Rule VI(a)(4) of the Superior Court Rules requires the pretrial statement to contain

“A list of the witnesses intended to be used by each party during the trial, other than those intended to be used solely for impeachment. No witness shall be used at the trial other than those listed, except for good cause shown; ____”

That rule is to be read in conjunction with Rule 111(h) of the Rules of Pima County Superior Court which requires a joint pretrial statement be filed 20 days before the trial date.

While preclusion of a witness is permitted as a sanction under Uniform Rule VI, given the law's preference for resolution on the merits, it should only be invoked where there is both an absence of good cause for the untimeliness and prejudice to the opposing party. Both conditions are met on the facts of this case. Counsel for the real parties in interest has suggested no reason for the late revelation of the witness save failure of his clients to discover him until the eve of trial. This is not good cause; dilatoriness never is. Beyond this, no reason was advanced for withhold; ing the content of the witness’ testimony for an additional two weeks.

The issue of prejudice is even clearer. Substantial effort had been expended *439by petitioner’s counsel to obtain special visas for witnesses from the Republic of Mexico for the scheduled trial days. If the trial date were changed to permit additional discovery, that effort would be lost. In addition, a fixed trial date is a valuable asset.
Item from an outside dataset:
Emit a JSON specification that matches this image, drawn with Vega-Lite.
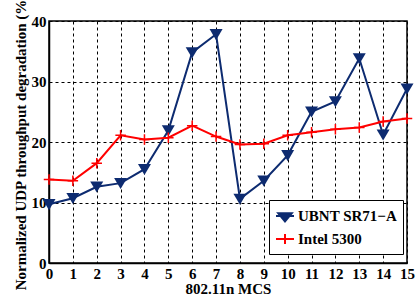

Once lost, substantial delay of up to a year could result.1 Finally, there is prejudice to the administration of justice where trials are delayed; courts cannot effectively function if their calendars are subject to the control of dilatory parties.

Because good cause was not shown and because of prejudice to the petitioner which would result from a continuance of the trial, we believe the respondent court abused its discretion in denying the motion to strike. That order is vacated, and the court shall enter an order granting said motion.

HATHAWAY, P.J., and LIVERMORE, J., concur.

. While the record shows a willingness on the part of the respondent court to attempt to reschedule the trial date quickly to allow petitioner time to counter Dr. Cohn’s testimony, both counsel agreed that such rescheduling was beyond the respondent court’s power, and a lengthy delay was probable.